Professor Kirkpatrick - who worked at the Presbyterian Church's Union Theological College - was sacked for gross misconduct earlier this year.

It followed a 2018 interview on BBC Radio Ulster's Talkback show in which he publicly disagreed with the Presbyterian Church's outright opposition to same-sex relationships.

He is taking a legal case against the Presbyterian Church over his sacking, claiming unfair dismissal, discrimination and harassment by his employers.

Professor Kirkpatrick said his battle for justice had taken a heavy personal toll on him - but he is ready for the fight.

Speaking in advance of the latest hearing on Monday, he said: "It has dragged on.

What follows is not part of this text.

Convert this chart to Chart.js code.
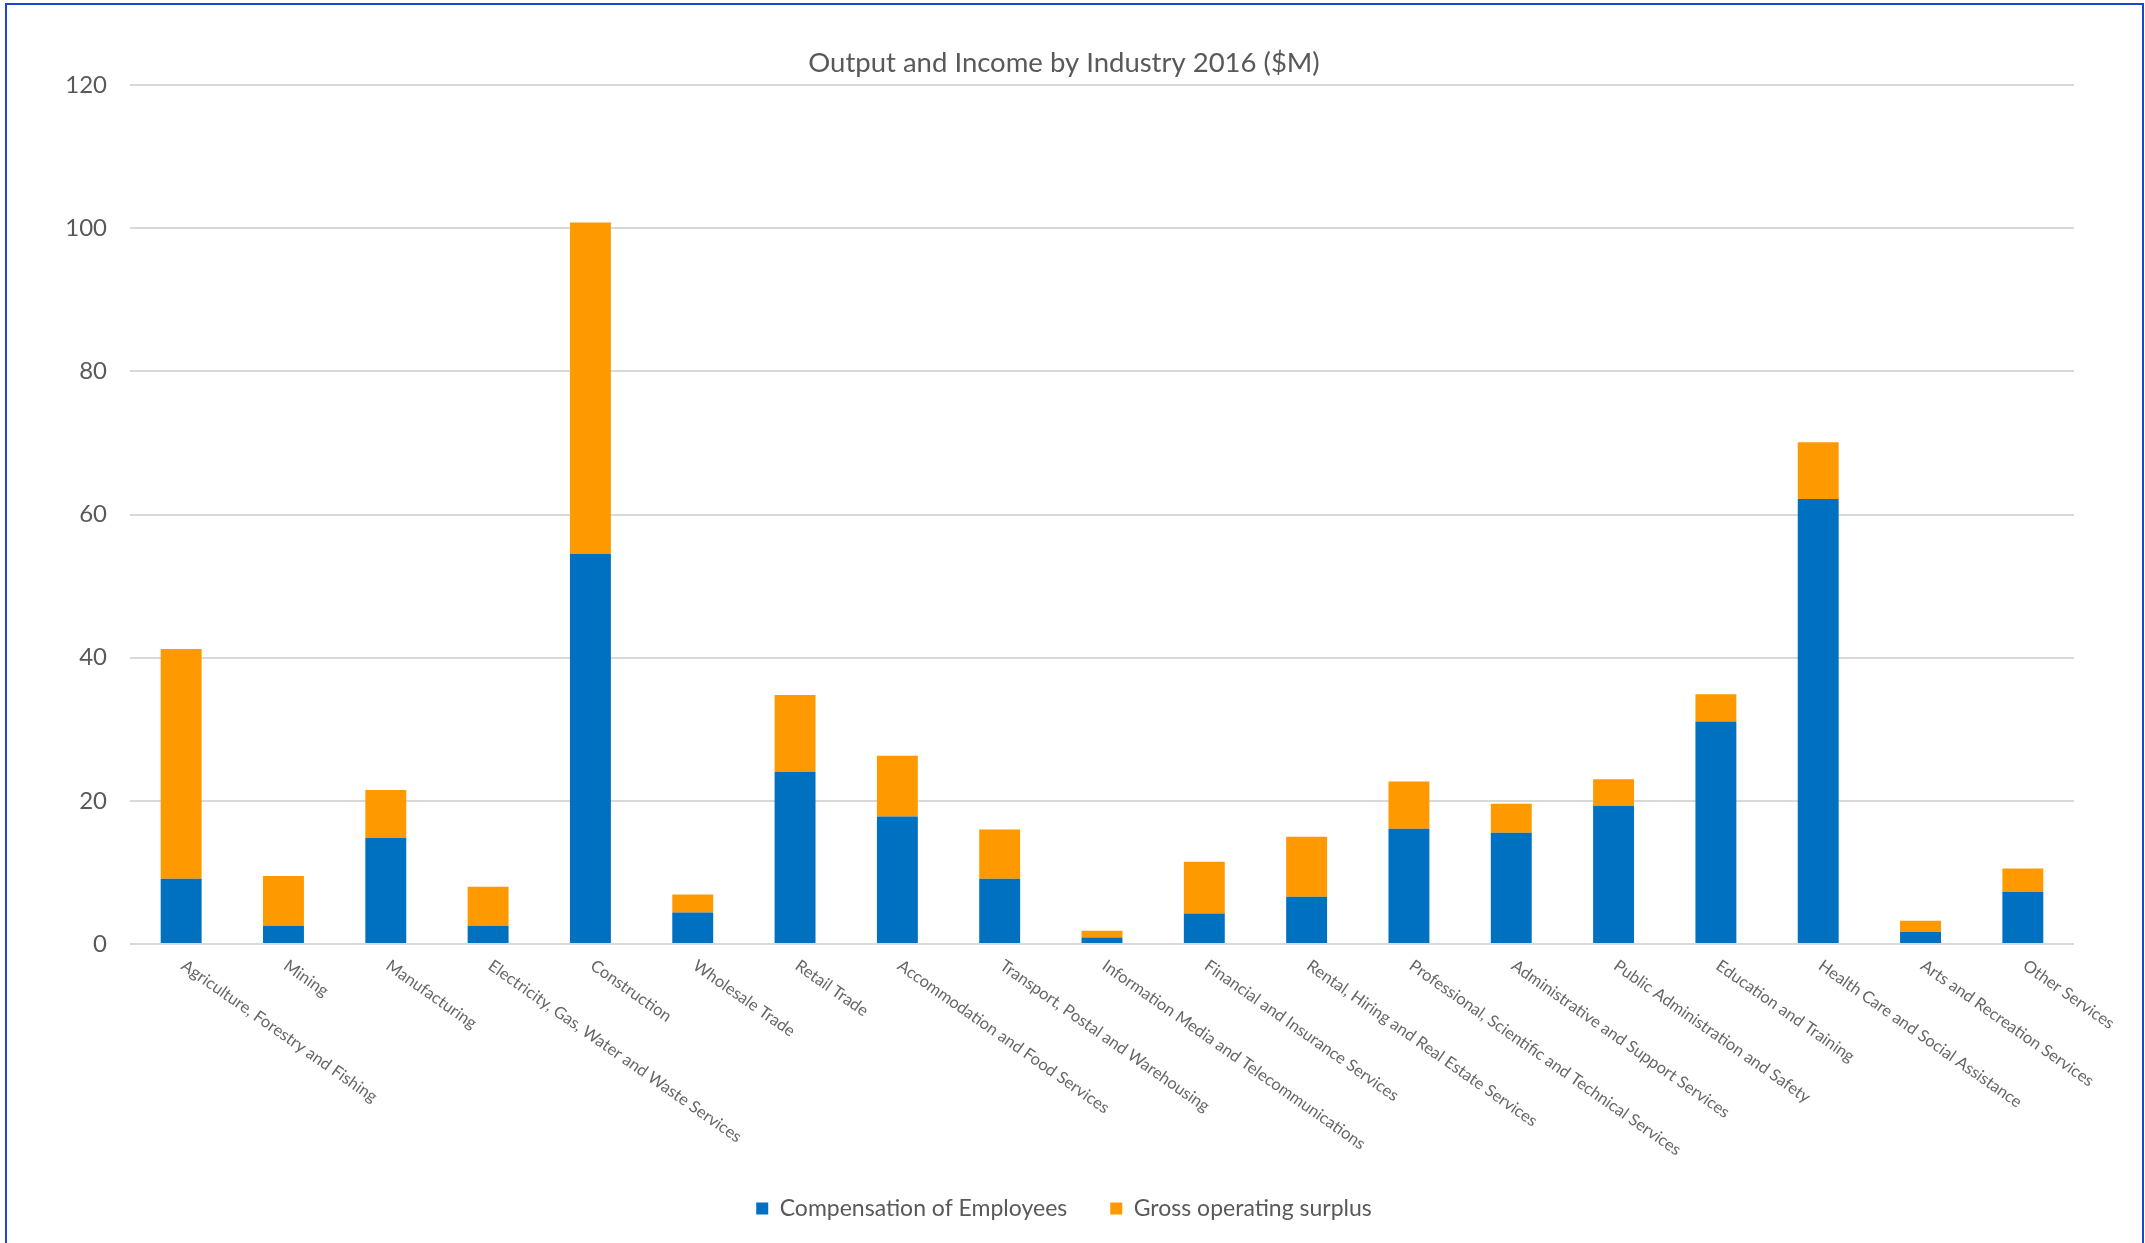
<!DOCTYPE html>
<html>
<head>
<meta charset="utf-8">
<title>Output and Income by Industry 2016</title>
<script src="https://cdn.jsdelivr.net/npm/chart.js@4.4.1/dist/chart.umd.min.js"></script>
<style>
  html, body { margin: 0; padding: 0; background: #fff; overflow: hidden; }
  #wrap { position: relative; width: 2145px; height: 1243px; }
  #frame { position: absolute; left: 5px; top: 3px; width: 2135px; height: 1300px; border: 2px solid #1e44d0; pointer-events: none; }
</style>
</head>
<body>
<div id="wrap">
  <canvas id="industryChart"></canvas>
  <div id="frame"></div>
</div>
<script>
// Chart data
const industries = [
  "Agriculture, Forestry and Fishing", "Mining", "Manufacturing",
  "Electricity, Gas, Water and Waste Services", "Construction", "Wholesale Trade",
  "Retail Trade", "Accommodation and Food Services", "Transport, Postal and Warehousing",
  "Information Media and Telecommunications", "Financial and Insurance Services",
  "Rental, Hiring and Real Estate Services", "Professional, Scientific and Technical Services",
  "Administrative and Support Services", "Public Administration and Safety",
  "Education and Training", "Health Care and Social Assistance",
  "Arts and Recreation Services", "Other Services"
];
const compensation = [9.1, 2.55, 14.8, 2.55, 54.5, 4.4, 24.05, 17.8, 9.1, 0.9, 4.25, 6.6, 16.1, 15.55, 19.3, 31.1, 62.15, 1.7, 7.3];
const grossSurplus = [32.1, 6.95, 6.7, 5.45, 46.3, 2.5, 10.75, 8.5, 6.9, 0.95, 7.25, 8.4, 6.6, 4.05, 3.7, 3.8, 7.95, 1.55, 3.25];
const yTicks = [0, 20, 40, 60, 80, 100, 120];

const FONT = "Lato, 'Open Sans', sans-serif";
const TEXT_GREY = "#595959";

// x labels run down to the right from each tick, so draw them ourselves
const slantedLabels = {
  id: "slantedLabels",
  afterDraw(chart) {
    const ctx = chart.ctx;
    const xScale = chart.scales.x;
    const base = chart.chartArea.bottom;
    ctx.save();
    ctx.font = "16.5px " + FONT;
    ctx.fillStyle = "#666666";
    ctx.textAlign = "left";
    ctx.textBaseline = "middle";
    industries.forEach((label, i) => {
      const x = xScale.getPixelForTick(i);
      ctx.save();
      ctx.translate(x + 2, base + 20);
      ctx.rotate(35 * Math.PI / 180);
      ctx.fillText(label, 0, 0);
      ctx.restore();
    });
    ctx.restore();
  }
};

function buildChart() {
  const ctx = document.getElementById("industryChart").getContext("2d");
  return new Chart(ctx, {
    type: "bar",
    data: {
      labels: industries,
      datasets: [
        { label: "Compensation of Employees", data: compensation, backgroundColor: "#0070C0" },
        { label: "Gross operating surplus", data: grossSurplus, backgroundColor: "#FF9900" }
      ]
    },
    options: {
      responsive: true,
      maintainAspectRatio: false,
      animation: false,
      layout: { padding: { left: 54, right: 71, top: 0, bottom: 13 } },
      datasets: { bar: { barPercentage: 0.4, categoryPercentage: 1.0 } },
      scales: {
        x: {
          stacked: true,
          grid: { display: false },
          border: { display: false },
          ticks: { display: false },
          afterFit(scale) { scale.height = 210; }
        },
        y: {
          stacked: true,
          min: 0,
          max: 120,
          afterBuildTicks(scale) { scale.ticks = yTicks.map(v => ({ value: v })); },
          afterFit(scale) { scale.width = 76; },
          grid: { color: "#D9D9D9", lineWidth: 2, drawTicks: false },
          border: { display: false },
          ticks: { padding: 23, color: TEXT_GREY, font: { family: FONT, size: 24 } }
        }
      },
      plugins: {
        title: {
          display: true,
          text: "Output and Income by Industry 2016 ($M)",
          color: TEXT_GREY,
          font: { family: FONT, size: 27.5, weight: "normal" },
          padding: { top: 47, bottom: 5 }
        },
        legend: {
          position: "bottom",
          labels: {
            color: TEXT_GREY,
            font: { family: FONT, size: 23 },
            boxWidth: 12,
            boxHeight: 12,
            padding: 43
          }
        },
        tooltip: { enabled: false }
      }
    },
    plugins: [slantedLabels]
  });
}

buildChart();
</script>
</body>
</html>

I must be honest, it's very stressful.

"My sleep pattern has gone to pieces, but having said that, every time I go back and look at it, I get myself convinced again that I have a case.

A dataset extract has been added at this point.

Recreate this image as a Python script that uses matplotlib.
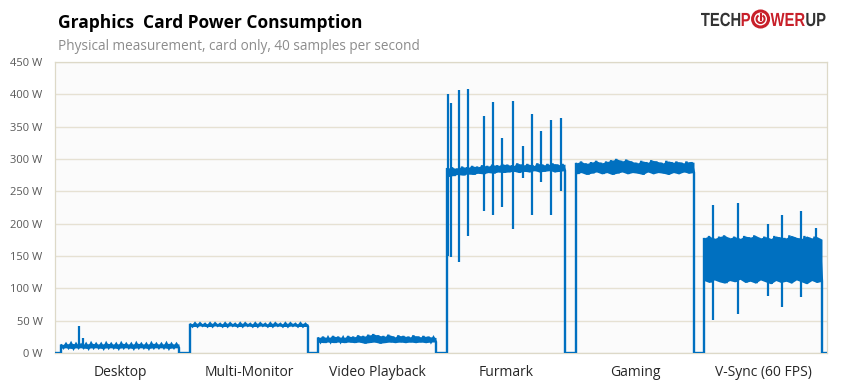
import numpy as np
import matplotlib
matplotlib.use('Agg')
import matplotlib.pyplot as plt
from matplotlib.patches import Circle, Arc, PathPatch
from matplotlib.textpath import TextPath
from matplotlib.font_manager import FontProperties
from matplotlib.transforms import Affine2D

# test runs: start sample, length (same time base for all)
tests = ["Desktop", "Multi-Monitor", "Video Playback", "Furmark", "Gaming", "V-Sync (60 FPS)"]
seg_start = [6, 135, 263, 392, 521, 649]
seg_len = 118
total_len = 772

# upper / lower envelope of the noisy power trace, watts, 24 reads per test
desktop_hi = [13, 14, 15, 14, 13, 14, 15, 14, 14, 15, 14, 14, 15, 14, 14, 15, 14, 14, 15, 14, 14, 15, 14, 14]
desktop_lo = [8, 8, 7, 8, 8, 7, 8, 8, 7, 8, 8, 7, 8, 8, 7, 8, 8, 7, 8, 8, 8, 7, 8, 8]
multimon_hi = [45, 46, 46, 45, 46, 46, 45, 46, 46, 45, 46, 46, 45, 46, 46, 45, 46, 46, 45, 46, 46, 45, 46, 45]
multimon_lo = [41, 41, 42, 41, 41, 42, 41, 41, 42, 41, 41, 42, 41, 41, 42, 41, 41, 42, 41, 41, 42, 41, 41, 41]
video_hi = [24, 25, 24, 26, 25, 24, 26, 25, 27, 26, 28, 29, 27, 26, 28, 25, 27, 26, 25, 27, 25, 26, 25, 24]
video_lo = [17, 16, 17, 16, 17, 16, 17, 16, 17, 15, 16, 17, 15, 16, 17, 16, 17, 16, 17, 16, 17, 16, 17, 17]
furmark_hi = [286, 287, 285, 288, 287, 289, 288, 290, 289, 291, 290, 292, 291, 290, 293, 291, 292, 290, 293, 291, 292, 293, 291, 292]
furmark_lo = [273, 274, 276, 275, 277, 276, 278, 277, 279, 278, 280, 279, 280, 281, 279, 281, 280, 282, 280, 281, 282, 280, 281, 282]
gaming_hi = [294, 296, 293, 295, 297, 294, 296, 298, 300, 297, 299, 296, 294, 297, 295, 298, 296, 294, 297, 295, 296, 294, 296, 295]
gaming_lo = [277, 279, 276, 278, 280, 277, 279, 276, 278, 280, 277, 279, 278, 276, 280, 277, 279, 278, 276, 279, 277, 280, 278, 279]
vsync_hi = [178, 181, 177, 180, 182, 178, 180, 177, 181, 179, 182, 178, 180, 177, 181, 179, 178, 182, 179, 177, 181, 178, 180, 176]
vsync_lo = [112, 109, 113, 110, 108, 112, 110, 114, 109, 111, 108, 113, 110, 107, 112, 109, 111, 108, 113, 110, 107, 112, 109, 111]

band_hi = [desktop_hi, multimon_hi, video_hi, furmark_hi, gaming_hi, vsync_hi]
band_lo = [desktop_lo, multimon_lo, video_lo, furmark_lo, gaming_lo, vsync_lo]

# single-sample spikes: (position within test 0..1, top W, bottom W)
spikes = [
    [(0.15, 42, 10), (0.19, 23, 10)],
    [],
    [],
    [(0.01, 400, 150), (0.03, 386, 149), (0.10, 406, 140), (0.18, 409, 181), (0.31, 366, 220),
     (0.39, 388, 214), (0.47, 333, 226), (0.56, 390, 192), (0.64, 320, 271), (0.72, 370, 214),
     (0.80, 343, 265), (0.88, 360, 214), (0.97, 363, 251)],
    [],
    [(0.08, 229, 51), (0.29, 232, 60), (0.54, 200, 88), (0.66, 214, 71), (0.82, 220, 87), (0.95, 194, 110)],
]

yticks = [0, 50, 100, 150, 200, 250, 300, 350, 400, 450]

blue = "#0070C0"
W, H = 841, 387
fig = plt.figure(figsize=(W / 100, H / 100), dpi=100)
fig.patch.set_facecolor("white")
ax = fig.add_axes([55 / W, 1 - 353 / H, 772 / W, 291 / H])
ax.set_facecolor("#FBFBFB")

# build the trace: zero between tests, zig-zag between envelopes inside a test
tx, ty = [0], [0]
for s, hi, lo in zip(seg_start, band_hi, band_lo):
    xs = np.linspace(s, s + seg_len, 2 * len(hi))
    zz = np.empty(2 * len(hi))
    zz[0::2] = hi
    zz[1::2] = lo
    tx += [s] + list(xs) + [s + seg_len]
    ty += [0] + list(zz) + [0]
    xb = np.linspace(s, s + seg_len, len(hi))
    ax.fill_between(xb, lo, hi, color=blue, lw=0, zorder=3)
tx.append(total_len)
ty.append(0)
ax.plot(tx, ty, color=blue, lw=1.7, zorder=4, solid_joinstyle="miter")

for s, sp in zip(seg_start, spikes):
    for pos, top, bot in sp:
        ax.vlines(s + pos * seg_len, bot, top, color=blue, lw=1.6, zorder=4)

ax.set_xlim(0, total_len)
ax.set_ylim(0, 450)
ax.set_yticks(yticks)
ax.set_yticklabels([f"{v} W" for v in yticks])
ax.set_xticks([s + seg_len / 2 for s in seg_start])
ax.set_xticklabels(tests)
ax.tick_params(axis="y", length=0, pad=9, labelsize=8, labelcolor="#595959")
ax.tick_params(axis="x", length=0, pad=9, labelsize=10, labelcolor="#262626")
for lab in ax.get_xticklabels() + ax.get_yticklabels():
    lab.set_family(["Open Sans", "DejaVu Sans"])
ax.grid(axis="y", color="#E6E1D3", lw=1, zorder=0)
for sp_ in ax.spines.values():
    sp_.set_color("#DDD9C8")
    sp_.set_linewidth(0.9)

fig.text(58 / W, 1 - 28 / H, "Graphics  Card Power Consumption", fontsize=12.5, fontweight="bold",
         family=["Open Sans", "DejaVu Sans"], color="black", va="baseline")
fig.text(58 / W, 1 - 50 / H, "Physical measurement, card only, 40 samples per second", fontsize=9.8,
         family=["Open Sans", "DejaVu Sans"], color="#8C8C8C", va="baseline")

# logo, drawn as condensed text paths in pixel units
dark, red = "#333333", "#C8202A"
prop = FontProperties(family="Liberation Sans", weight="bold")
pix = Affine2D().scale(1 / W, 1 / H) + fig.transFigure
x = 701
base_y = H - 26
for txt, col in [("TECH", dark), ("P", red), (None, red), ("WER", red), ("UP", dark)]:
    if txt is None:
        cx, cy = x + 9, H - 19
        fig.patches.append(Circle((cx, cy), 8, transform=pix, fill=False, ec=red, lw=2.2))
        fig.patches.append(Arc((cx, cy), 8, 8, theta1=120, theta2=60, transform=pix, ec=red, lw=1.5))
        fig.add_artist(plt.Line2D([cx, cx], [cy - 1, cy + 5], transform=pix, color=red, lw=1.5))
        x += 19
        continue
    tp = TextPath((0, 0), txt, size=19, prop=prop)
    ext = tp.get_extents()
    tr = Affine2D().translate(-ext.x0, 0).scale(0.78, 1).translate(x, base_y) + pix
    fig.patches.append(PathPatch(tp, transform=tr, fc=col, ec="none"))
    x += ext.width * 0.78 + 1.5

fig.savefig("out.png", dpi=100)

"I think they were determined to get rid of me."

The academic is convinced his remarks on Talkback were not the real reason he was dismissed.

He claims he was sacked because of his divorce.

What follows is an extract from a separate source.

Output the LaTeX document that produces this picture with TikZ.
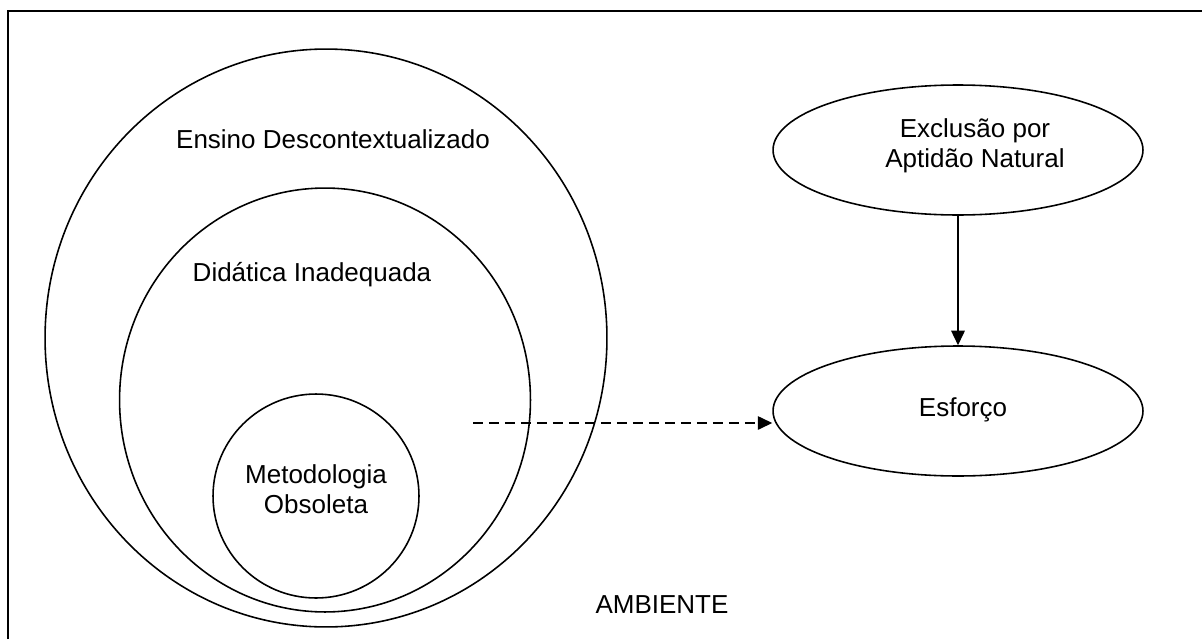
\documentclass[tikz,border=0pt]{standalone}
\usepackage{fontspec}
\setmainfont{Liberation Sans}
\usepackage{tikz}
\usetikzlibrary{shapes,arrows.meta}

\begin{document}
\begin{tikzpicture}[x=0.02cm,y=-0.02cm,line width=0.9pt,
    font=\fontsize{14.8}{17}\selectfont,
    oval/.style={draw,ellipse,inner sep=0pt},
    tip/.style={-{Triangle[length=2.9mm,width=2.7mm]}}]
      \useasboundingbox (0,0) rectangle (1202,639);
      \draw [line width=1.5pt] (8,639) -- (8,11) -- (1202,11);
      % nested circles
      \node (ensino) at (326,338) [oval,minimum width=11.24cm,minimum height=11.56cm] {};
      \node (didatica) at (325,400) [oval,minimum width=8.22cm,minimum height=8.48cm] {};
      \node (metodo) at (316,496) [oval,minimum width=4.12cm,minimum height=4.08cm] {};
      \node (ensinotxt) at (333,139) {Ensino Descontextualizado};
      \node (didaticatxt) at (312,275) {Didática Inadequada};
      \node (metodotxt) at (316,489) [align=center] {Metodologia\\Obsoleta};
      % right side
      \node (exclusao) at (958,150) [oval,minimum width=7.4cm,minimum height=2.6cm] {};
      \node (esforco) at (958,411) [oval,minimum width=7.4cm,minimum height=2.6cm] {};
      \node (exclusaotxt) at (975,146) [align=center] {Exclusão por\\Aptidão Natural};
      \node (esforcotxt) at (963,410) {Esforço};
      \node (ambiente) at (662,605) {AMBIENTE};
      \coordinate (dstart) at (473,423);
      \draw [tip] (exclusao) -- (esforco);
      \draw [tip,dash pattern=on 5.7pt off 3.4pt] (dstart) -- (dstart -| esforco.west);
\end{tikzpicture}
\end{document}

"That's the real reason," he claimed. "That's unacceptable to some of these people.

"The real agenda is that they do not accept a no-fault walkaway from a marriage divorce, because the Bible doesn't have a verse that says that."

Professor Kirkpatrick is representing himself at the tribunal.

He added: "It's David and Goliath.

"I'm on my own, and the Presbyterian Church have a barrister and solicitor.

"The bottom line is, I can't afford that kind of representation. The legal fees could run to more than £20,000."

Professor Kirkpatrick also revealed that close friends had warned him that his fightback was likely to get messy.

"Details of my private life will come out in headlines," he added.

"But at the end of the day I have crossed my Rubicon and decided 'you know what, this is bigger than that' - and I'm not going to back down.

"My story will be heard."

To back up his claims, he intends to produce a copy of the minutes of what he has called his "inquisition" at the hands of the UTC authorities.

"They were determined to get rid of me because I was divorced," he added.

"That's the real story here. I've nothing to hide."

Earlier this year Queen's University cut its ties with Union Theological College, where Professor Kirkpatrick had worked for more than two decades

At the time the Presbyterian Church in Ireland said it "deeply regretted" the university's decision.

"It's a very sad story. I was there for 23 years," Professor Kirkpatrick added.

"The new regime only started in 2013, and caused mayhem. I'm going to sing like a canary.

"I was the senior man, and the one working hardest to keep the link with QUB - and it's been devastating to see what has been done."

He suspects many Presbyterians could be shocked by what will come out over the course of his full Employment Tribunal.

"I think a lot of ordinary Presbyterians have no idea, they're happy with their Church."

He added: "It's not the Church I grew up in."

Monday's hearing is the final preliminary hearing before the case is listed for a full hearing.

It is understood the full hearing could take a week or more.

A spokesperson for the Presbyterian Church in Ireland said: "While this is an ongoing process, it would not be appropriate for us to comment on this pre-hearing review."